Income at Royal Ballet and Opera rises by nearly a third to over £170m

05 Jun 2024 News

Royal Ballet and Opera logo

Royal Ballet and Opera

Income at the Royal Ballet and Opera, formerly known as the Royal Opera House, increased by nearly a third last year, according to recently published financial statements.

Accounts for the year ending 27 August 2023 show that the charity recorded a total income of £170.7m last year compared with £128.9m in 2021-22.

Box office receipts, which accounted for 31% of its total income, also increased by almost a third, from £39.6m to £52.6m. 

Meanwhile, total expenditure grew by 16% to £154.8m (2021-22: £133.1m).

Increase in nearly all income sources 

The Royal Ballet and Opera said in its accounts that 2022-23 marked its second full season since Covid-19 and the first season to avoid pandemic-related cancellations since March 2020.

Nearly all its income sources increased last year (fundraising and sponsorship income fell from £39m to £37.6m), with commercial and other income rising to £46m compared with £24.4m in 2021-22.

At 96%, box office occupancy returned to pre-Covid-19 levels, with the Royal Ballet and Opera achieving 83% financial capacity and 59% of all bookers being new to the charity.

The charity diversified audiences by maintaining 30% of tickets for its main stage priced at under £50 (25% under £35) and a scheme for people aged 16-25, with 70,000 tickets sold to these members across the season, among other things.

It also benefitted from the extension of the higher rates of the government’s theatre tax relief, which provided “vital support to our post-pandemic recovery”. This amounted to £20.6m in 2022-23 compared with £6.77m the previous year. 

A challenging period

The charity said it has suffered from the impact of prolonged higher rates of inflation, a three-time increase in utility costs and upward pressure on salaries, “all of which had significant implications for a business that runs on tight margins”. 

It cited other challenges including a 20% real-term cut to public subsidy, changes to audience and consumer behaviour and the need for significant capital investment in its “ageing backstage infrastructure”, last upgraded in the late 1990s. 

The accounts show that the Royal Ballet and Opera received a grant from Arts Council England (ACE) of £23.6m last year (2021-22: £24.5m), representing 15% of total unrestricted income.

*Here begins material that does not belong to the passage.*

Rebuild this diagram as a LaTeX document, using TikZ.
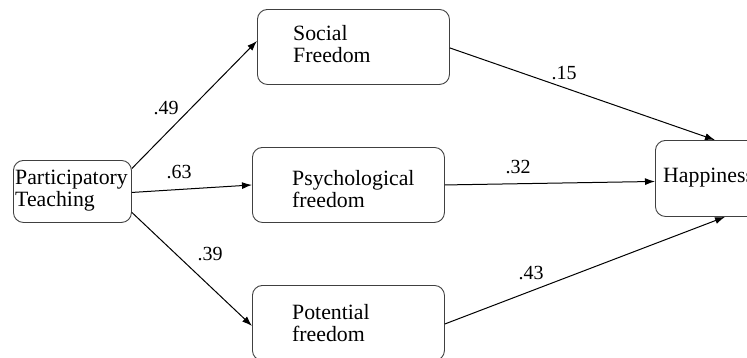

The charity estimated that it will need to invest at least £50m “over the next three years just to keep the building open and operations, part of the £200m required over the next decade”. 

“ACE scored us high on risk in our national portfolio organisation application for this reason,” it said. 

Wages and salaries rose to £49.2m last year compared with £41.9m in 2021-22 while the number of staff employed on a full-time basis increased from 978 to 1,055 over the same period. 

The average salary cost per full-time equivalent employee, excluding termination costs, rose by 9% to £46,614. 

The increase was driven by an annual pay award of 4%, further pay increases from the London Living Wage and an additional non-consolidated lump-sum payment to staff. 

‘Significant achievement to negotiate these challenges’

Writing in the introduction to the accounts, Royal Ballet and Opera chair Lloyd Dorfman said: “Whilst the catastrophic closure of the house in the face of the pandemic was put behind us in the 2022-23 season, the repercussions of that period were still being felt and were exacerbated by broader economic and other challenges. 

“The costs of running our theatres have surged in the wake of the cost-of-living crisis that has impacted our entire industry as it has the whole economy. 

“This has come alongside a significant real-term curt to our ACE grant and the ever-more pressing need for capital investment in our ageing back-of-house infrastructure.

“It was a significant achievement to negotiate these challenges in the short term and the determination, resilience and creativity demonstrated by this institution will stand us in good stead as we work to secure longer-term stability.”